>> Start
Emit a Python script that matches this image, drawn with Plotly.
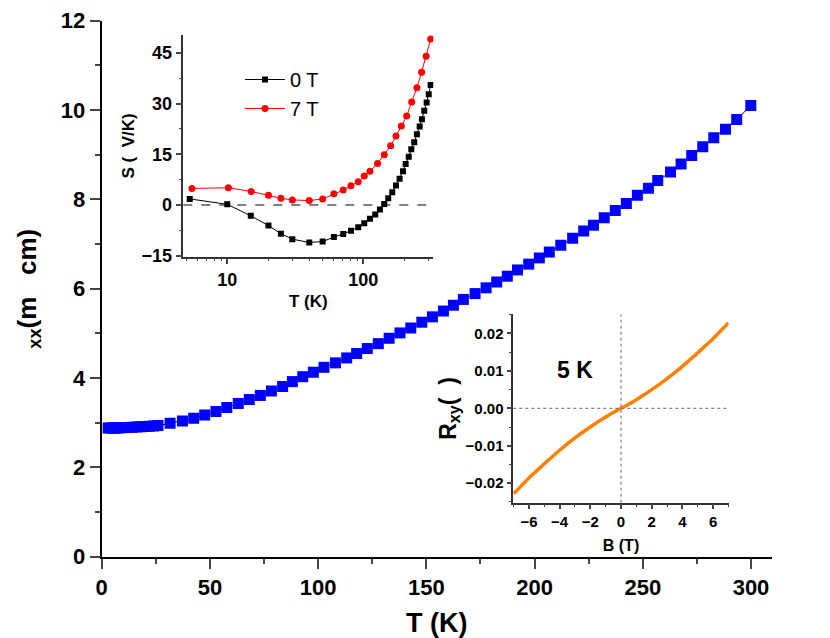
import plotly.graph_objects as go

# main panel: resistivity vs temperature
T_main = [3, 4, 5, 6, 7, 8, 9, 10, 11, 12, 14, 16, 18, 20, 22, 24, 26,
          31.6, 37.3, 42.5, 47.6, 52.8, 57.8, 63.1, 68.2, 73.3, 78.4, 83.6, 88.1,
          92.9, 97.8, 102.7, 108, 113.2, 117.8, 122.7, 127.8, 132.8, 137.8, 142.8,
          147.9, 152.8, 157.9, 162.5, 167.1, 172.5, 177.6, 182.5, 187.4, 192.1,
          197.3, 202.2, 206.8, 212.1, 217.6, 222.7, 227.2, 232.2, 237.3, 242.4,
          247.5, 252.6, 256.9, 262.8, 267.7, 272.6, 277.7, 282.8, 288.2, 293.4, 299.9]
rho_xx = [2.88, 2.88, 2.88, 2.88, 2.88, 2.885, 2.885, 2.89, 2.89, 2.895, 2.90, 2.905,
          2.91, 2.915, 2.92, 2.925, 2.935,
          2.99, 3.04, 3.10, 3.17, 3.25, 3.34, 3.43, 3.52, 3.61, 3.71, 3.81, 3.92,
          4.03, 4.13, 4.24, 4.34, 4.45, 4.55, 4.66, 4.77, 4.89, 5.01, 5.12,
          5.25, 5.37, 5.50, 5.63, 5.76, 5.89, 6.02, 6.15, 6.28, 6.42,
          6.55, 6.69, 6.82, 6.97, 7.13, 7.29, 7.42, 7.59, 7.75, 7.91,
          8.09, 8.25, 8.42, 8.61, 8.79, 8.98, 9.18, 9.38, 9.57, 9.79, 10.10]

# inset 1: thermopower
T_0T = [5.3, 10, 14.9, 20.1, 24.8, 30.1, 40.1, 50.3, 60.8, 71.2, 81.2, 91.9, 101.7,
        112, 122.5, 132.6, 142.7, 152.6, 163.4, 174, 185, 196, 205, 216, 225.5,
        237, 248, 260, 270, 281, 292.5, 303, 313]
S_0T = [1.8, 0.2, -3.2, -6.1, -8.5, -10.1, -11.1, -10.8, -9.5, -8.6, -7.6, -6.6, -5.4,
        -4.1, -2.8, -1.3, 0.3, 2.0, 3.8, 5.8, 7.8, 10.0, 12.1, 14.3, 16.5,
        18.6, 20.9, 23.2, 25.4, 27.9, 30.3, 32.8, 35.5]
T_7T = [5.5, 10.2, 15, 20.1, 24.8, 30.1, 40.1, 50.3, 60.8, 71.2, 81.2, 91.9, 101.7,
        112, 127.4, 142.7, 159, 174, 190.5, 208.5, 227, 248, 268.5, 290, 313]
S_7T = [4.9, 5.1, 4.0, 2.9, 2.0, 1.5, 1.3, 1.8, 3.3, 4.4, 5.7, 6.9, 8.6,
        10.0, 12.3, 14.9, 17.5, 20.4, 23.4, 26.3, 30.5, 34.7, 39.3, 44.0, 49.1]

# inset 2: Hall resistance at 5 K
B_field = [-7, -6.5, -6, -5.5, -5, -4.5, -4, -3.5, -3, -2.5, -2, -1.5, -1, -0.5, 0,
           0.5, 1, 1.5, 2, 2.5, 3, 3.5, 4, 4.5, 5, 5.5, 6, 6.5, 7]
R_xy = [-0.0228, -0.0207, -0.0186, -0.0167, -0.0148, -0.0130, -0.0112, -0.0095,
        -0.0079, -0.0064, -0.0050, -0.0036, -0.0023, -0.0011, 0.0,
        0.0011, 0.0023, 0.0036, 0.0050, 0.0064, 0.0079, 0.0095, 0.0112, 0.0130,
        0.0148, 0.0167, 0.0186, 0.0207, 0.0228]

FONT = 'Liberation Sans'
W, H = 830, 638


def bold(size):
    return dict(family=FONT, size=size, color='black', weight='bold')


def dom_x(left, right):
    return [left / W, right / W]


def dom_y(top, bottom):
    return [(H - bottom) / H, (H - top) / H]


fig = go.Figure()

fig.add_trace(go.Scatter(
    x=T_main, y=rho_xx, mode='lines+markers', showlegend=False,
    line=dict(color='black', width=1),
    marker=dict(symbol='square', size=11, color='#0000FF', line=dict(width=0)),
    xaxis='x', yaxis='y'
))

fig.add_trace(go.Scatter(
    x=T_0T, y=S_0T, mode='lines+markers', name='0 T',
    line=dict(color='black', width=1),
    marker=dict(symbol='square', size=6, color='black'),
    xaxis='x3', yaxis='y3'
))
fig.add_trace(go.Scatter(
    x=T_7T, y=S_7T, mode='lines+markers', name='7 T',
    line=dict(color='#FF0000', width=1),
    marker=dict(symbol='circle', size=7, color='#FF0000'),
    xaxis='x3', yaxis='y3'
))

fig.add_trace(go.Scatter(
    x=B_field, y=R_xy, mode='lines', showlegend=False,
    line=dict(color='#FF8000', width=3.5, shape='spline', smoothing=1.0),
    xaxis='x5', yaxis='y5'
))

# panel boxes (figure pixels, page is offset by the 8px body margin)
main_x = dom_x(93.7, 764)
main_y = dom_y(12.7, 548.7)
s_x = dom_x(175.3, 425.3)
s_y = dom_y(27, 248.7)
h_x = dom_x(505.3, 720.7)
h_y = dom_y(306.3, 494.7)

axis_common = dict(showgrid=False, zeroline=False, showline=True, automargin=False)
log_minor = [5, 6, 7, 8, 9, 20, 30, 40, 50, 60, 70, 80, 90, 200, 300]

fig.update_layout(
    width=W, height=H,
    paper_bgcolor='white', plot_bgcolor='white',
    margin=dict(l=0, r=0, t=0, b=0),
    font=dict(family=FONT, color='black'),
    # main axes
    xaxis=dict(**axis_common, domain=main_x, anchor='y', range=[0, 309.7],
               tickvals=[0, 50, 100, 150, 200, 250, 300],
               ticks='outside', ticklen=10, tickwidth=2, linewidth=2, linecolor='black',
               minor=dict(ticks='outside', ticklen=5, tickwidth=2, dtick=25, tick0=0),
               tickfont=bold(22),
               title=dict(text='T (K)', font=bold(27), standoff=14)),
    yaxis=dict(**axis_common, domain=main_y, anchor='x', range=[0, 12],
               tickvals=[0, 2, 4, 6, 8, 10, 12],
               ticks='outside', ticklen=10, tickwidth=2, linewidth=2, linecolor='black',
               minor=dict(ticks='outside', ticklen=5, tickwidth=2, dtick=1, tick0=0),
               tickfont=bold(22),
               title=dict(text='\u00a0\u00a0<sub>xx</sub>(m\u00a0\u00a0\u00a0cm)',
                          font=bold(26), standoff=17)),
    xaxis2=dict(**axis_common, overlaying='x', side='top', anchor='y', range=[0, 309.7],
                tickvals=[0, 50, 100, 150, 200, 250, 300], showticklabels=False,
                ticks='inside', ticklen=10, tickwidth=2, linewidth=2, linecolor='black',
                minor=dict(ticks='inside', ticklen=10, tickwidth=2, dtick=25, tick0=0)),
    yaxis2=dict(**axis_common, overlaying='y', side='right', anchor='x', range=[0, 12],
                tickvals=[0, 2, 4, 6, 8, 10, 12], showticklabels=False,
                ticks='inside', ticklen=10, tickwidth=2, linewidth=2, linecolor='black',
                minor=dict(ticks='inside', ticklen=5, tickwidth=2, dtick=1, tick0=0)),
    # thermopower inset
    xaxis3=dict(**axis_common, domain=s_x, anchor='y3', type='log', range=[0.677, 2.515],
                tickvals=[10, 100], ticks='outside', ticklen=6, tickwidth=1.5,
                linewidth=1.5, linecolor='#333',
                minor=dict(ticks='outside', ticklen=3, tickwidth=1, tickvals=log_minor),
                tickfont=bold(18),
                title=dict(text='T (K)', font=bold(17), standoff=6)),
    yaxis3=dict(**axis_common, domain=s_y, anchor='x3', range=[-15.3, 50.3],
                tickvals=[-15, 0, 15, 30, 45], ticks='outside', ticklen=6, tickwidth=1.5,
                linewidth=1.5, linecolor='#333',
                minor=dict(ticks='outside', ticklen=3, tickwidth=1, dtick=7.5, tick0=0),
                tickfont=bold(18),
                title=dict(text='S (\u00a0\u00a0V/K)', font=bold(17), standoff=2)),
    xaxis4=dict(**axis_common, overlaying='x3', side='top', anchor='y3', type='log',
                range=[0.677, 2.515], tickvals=[10, 100], showticklabels=False,
                ticks='inside', ticklen=6, tickwidth=1.5, linewidth=1.5, linecolor='#333',
                minor=dict(ticks='inside', ticklen=3, tickwidth=1, tickvals=log_minor)),
    yaxis4=dict(**axis_common, overlaying='y3', side='right', anchor='x3', range=[-15.3, 50.3],
                tickvals=[-15, 0, 15, 30, 45], showticklabels=False,
                ticks='inside', ticklen=6, tickwidth=1.5, linewidth=1.5, linecolor='#333',
                minor=dict(ticks='inside', ticklen=3, tickwidth=1, dtick=7.5, tick0=0)),
    # Hall inset
    xaxis5=dict(**axis_common, domain=h_x, anchor='y5', range=[-7.02, 7.02],
                tickvals=[-6, -4, -2, 0, 2, 4, 6], ticks='outside', ticklen=5, tickwidth=1.5,
                linewidth=1.5, linecolor='#333',
                minor=dict(ticks='outside', ticklen=3, tickwidth=1, dtick=1, tick0=0),
                tickfont=bold(15),
                title=dict(text='B (T)', font=bold(16), standoff=10)),
    yaxis5=dict(**axis_common, domain=h_y, anchor='x5', range=[-0.0252, 0.0251],
                tickvals=[-0.02, -0.01, 0, 0.01, 0.02], tickformat='.2f',
                ticks='outside', ticklen=5, tickwidth=1.5,
                linewidth=1.5, linecolor='#333',
                minor=dict(ticks='outside', ticklen=3, tickwidth=1, dtick=0.005, tick0=0),
                tickfont=bold(15),
                title=dict(text='R<sub>xy</sub>(\u00a0\u00a0)', font=bold(23), standoff=3)),
    xaxis6=dict(**axis_common, overlaying='x5', side='top', anchor='y5', range=[-7.02, 7.02],
                tickvals=[-6, -4, -2, 0, 2, 4, 6], showticklabels=False,
                ticks='inside', ticklen=5, tickwidth=1.5, linewidth=1.5, linecolor='#333',
                minor=dict(ticks='inside', ticklen=3, tickwidth=1, dtick=1, tick0=0)),
    yaxis6=dict(**axis_common, overlaying='y5', side='right', anchor='x5',
                range=[-0.0252, 0.0251], tickvals=[-0.02, -0.01, 0, 0.01, 0.02],
                showticklabels=False,
                ticks='inside', ticklen=5, tickwidth=1.5, linewidth=1.5, linecolor='#333',
                minor=dict(ticks='inside', ticklen=3, tickwidth=1, dtick=0.005, tick0=0)),
    legend=dict(x=232 / W, y=1 - 52 / H, xanchor='left', yanchor='top',
                bgcolor='rgba(0,0,0,0)', font=dict(family=FONT, size=20, color='black'),
                tracegroupgap=0, itemwidth=40),
    shapes=[
        dict(type='line', xref='x3 domain', yref='y3', x0=0, x1=1, y0=0, y1=0,
             line=dict(color='black', width=1, dash='dash')),
        dict(type='line', xref='x5 domain', yref='y5', x0=0, x1=1, y0=0, y1=0,
             line=dict(color='#666', width=1, dash='dot')),
        dict(type='line', xref='x5', yref='y5 domain', x0=0, x1=0, y0=0, y1=1,
             line=dict(color='#666', width=1, dash='dot')),
    ],
    annotations=[
        dict(text='5 K', xref='x5', yref='y5', x=-3.0, y=0.0101, showarrow=False,
             font=bold(23)),
    ],
)

fig.write_html("out.html")
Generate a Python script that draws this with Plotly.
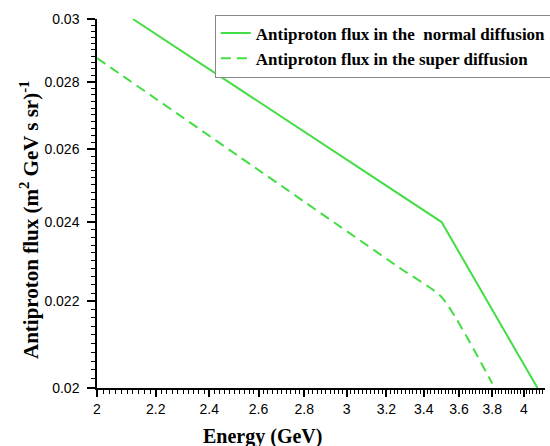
import numpy as np
import plotly.graph_objects as go

# Data
energy_normal = [2.12, 3.5, 4.09]
flux_normal = [0.0300, 0.0240, 0.0200]

energy_super = [2.0, 3.27, 3.5, 3.8]
flux_super = [0.02874, 0.02282, 0.0221, 0.0201]

x_ticks = [2, 2.2, 2.4, 2.6, 2.8, 3, 3.2, 3.4, 3.6, 3.8, 4]
x_ticklabels = ["2", "2.2", "2.4", "2.6", "2.8", "3", "3.2", "3.4", "3.6", "3.8", "4"]
y_ticks = [0.02, 0.022, 0.024, 0.026, 0.028, 0.03]
y_ticklabels = ["0.02", "0.022", "0.024", "0.026", "0.028", "0.03"]

green = "#44dd44"
serif = "Liberation Serif, Times New Roman, serif"
sans = "Liberation Sans, Arial, sans-serif"

xr = [float(np.log10(2.0)), float(np.log10(4.14))]
yr = [float(np.log10(0.02)), float(np.log10(0.03))]

fig = go.Figure()
fig.add_trace(go.Scatter(
    x=energy_normal, y=flux_normal, mode="lines",
    name="<b>Antiproton flux in the  normal diffusion</b>",
    line=dict(color=green, width=2)))
fig.add_trace(go.Scatter(
    x=energy_super, y=flux_super, mode="lines",
    name="<b>Antiproton flux in the super diffusion</b>",
    line=dict(color=green, width=2, dash="10px,6px", shape="spline", smoothing=0.6)))

# minor tick positions (log10 units, for linear overlay axes)
x_minor = [float(np.log10(v)) for v in np.arange(2.0, 4.14, 0.02)]
y_minor = [float(np.log10(v)) for v in np.arange(0.0200, 0.03001, 0.0002)]

fig.update_layout(
    width=550, height=446,
    margin=dict(l=97, r=5, t=19, b=58, autoexpand=False),
    paper_bgcolor="white", plot_bgcolor="white",
    showlegend=True,
    legend=dict(x=0.263, y=1.012, xanchor="left", yanchor="top",
                bordercolor="#888888", borderwidth=1, bgcolor="white",
                font=dict(family=serif, size=17, color="black"),
                tracegroupgap=0, itemwidth=30),
    xaxis=dict(type="log", range=xr,
               tickmode="array", tickvals=x_ticks, ticktext=x_ticklabels,
               ticks="outside", ticklen=7, tickwidth=1.5, tickcolor="black",
               showline=True, linecolor="black", linewidth=1.5,
               showgrid=False, zeroline=False,
               tickfont=dict(family=sans, size=14, color="black")),
    yaxis=dict(type="log", range=yr,
               tickmode="array", tickvals=y_ticks, ticktext=y_ticklabels,
               ticks="outside", ticklen=8, tickwidth=1.5, tickcolor="black",
               showline=True, linecolor="black", linewidth=1.5,
               showgrid=False, zeroline=False, ticklabelstandoff=5,
               tickfont=dict(family=sans, size=14, color="black")),
    # overlay axes carrying the minor ticks
    xaxis2=dict(type="linear", range=xr, overlaying="x", anchor="y", side="bottom",
                tickmode="array", tickvals=x_minor, showticklabels=False,
                ticks="outside", ticklen=5, tickwidth=1.2, tickcolor="black",
                showline=False, showgrid=False, zeroline=False),
    yaxis2=dict(type="linear", range=yr, overlaying="y", anchor="x", side="left",
                tickmode="array", tickvals=y_minor, showticklabels=False,
                ticks="outside", ticklen=5, tickwidth=1.2, tickcolor="black",
                showline=False, showgrid=False, zeroline=False),
)

# invisible trace to activate the overlay axes
fig.add_trace(go.Scatter(x=[xr[0]], y=[yr[0]], xaxis="x2", yaxis="y2",
                         mode="markers", marker=dict(opacity=0), showlegend=False,
                         hoverinfo="skip"))

fig.add_annotation(
    text="<b>Energy (GeV)</b>", xref="paper", yref="paper",
    x=(262 - 97) / 448, y=-(436 - 388) / 369, xanchor="center", yanchor="middle",
    showarrow=False, font=dict(family=serif, size=20, color="black"))
fig.add_annotation(
    text="<b>Antiproton flux (m<sup>2</sup> GeV s sr)<sup>-1</sup></b>",
    xref="paper", yref="paper",
    x=-(97 - 29) / 448, y=(388 - 220) / 369, xanchor="center", yanchor="middle",
    textangle=-90, showarrow=False, font=dict(family=serif, size=21, color="black"))

fig.write_html("out.html")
>> End
**Instructions for the task**: Copy nothing but the lines from the first one in the listing through the line with "39.3, 44.0, 49.1]", and omit the pictures.

**Exercise result**:
Emit a Python script that matches this image, drawn with Plotly.
import plotly.graph_objects as go

# main panel: resistivity vs temperature
T_main = [3, 4, 5, 6, 7, 8, 9, 10, 11, 12, 14, 16, 18, 20, 22, 24, 26,
          31.6, 37.3, 42.5, 47.6, 52.8, 57.8, 63.1, 68.2, 73.3, 78.4, 83.6, 88.1,
          92.9, 97.8, 102.7, 108, 113.2, 117.8, 122.7, 127.8, 132.8, 137.8, 142.8,
          147.9, 152.8, 157.9, 162.5, 167.1, 172.5, 177.6, 182.5, 187.4, 192.1,
          197.3, 202.2, 206.8, 212.1, 217.6, 222.7, 227.2, 232.2, 237.3, 242.4,
          247.5, 252.6, 256.9, 262.8, 267.7, 272.6, 277.7, 282.8, 288.2, 293.4, 299.9]
rho_xx = [2.88, 2.88, 2.88, 2.88, 2.88, 2.885, 2.885, 2.89, 2.89, 2.895, 2.90, 2.905,
          2.91, 2.915, 2.92, 2.925, 2.935,
          2.99, 3.04, 3.10, 3.17, 3.25, 3.34, 3.43, 3.52, 3.61, 3.71, 3.81, 3.92,
          4.03, 4.13, 4.24, 4.34, 4.45, 4.55, 4.66, 4.77, 4.89, 5.01, 5.12,
          5.25, 5.37, 5.50, 5.63, 5.76, 5.89, 6.02, 6.15, 6.28, 6.42,
          6.55, 6.69, 6.82, 6.97, 7.13, 7.29, 7.42, 7.59, 7.75, 7.91,
          8.09, 8.25, 8.42, 8.61, 8.79, 8.98, 9.18, 9.38, 9.57, 9.79, 10.10]

# inset 1: thermopower
T_0T = [5.3, 10, 14.9, 20.1, 24.8, 30.1, 40.1, 50.3, 60.8, 71.2, 81.2, 91.9, 101.7,
        112, 122.5, 132.6, 142.7, 152.6, 163.4, 174, 185, 196, 205, 216, 225.5,
        237, 248, 260, 270, 281, 292.5, 303, 313]
S_0T = [1.8, 0.2, -3.2, -6.1, -8.5, -10.1, -11.1, -10.8, -9.5, -8.6, -7.6, -6.6, -5.4,
        -4.1, -2.8, -1.3, 0.3, 2.0, 3.8, 5.8, 7.8, 10.0, 12.1, 14.3, 16.5,
        18.6, 20.9, 23.2, 25.4, 27.9, 30.3, 32.8, 35.5]
T_7T = [5.5, 10.2, 15, 20.1, 24.8, 30.1, 40.1, 50.3, 60.8, 71.2, 81.2, 91.9, 101.7,
        112, 127.4, 142.7, 159, 174, 190.5, 208.5, 227, 248, 268.5, 290, 313]
S_7T = [4.9, 5.1, 4.0, 2.9, 2.0, 1.5, 1.3, 1.8, 3.3, 4.4, 5.7, 6.9, 8.6,
        10.0, 12.3, 14.9, 17.5, 20.4, 23.4, 26.3, 30.5, 34.7, 39.3, 44.0, 49.1]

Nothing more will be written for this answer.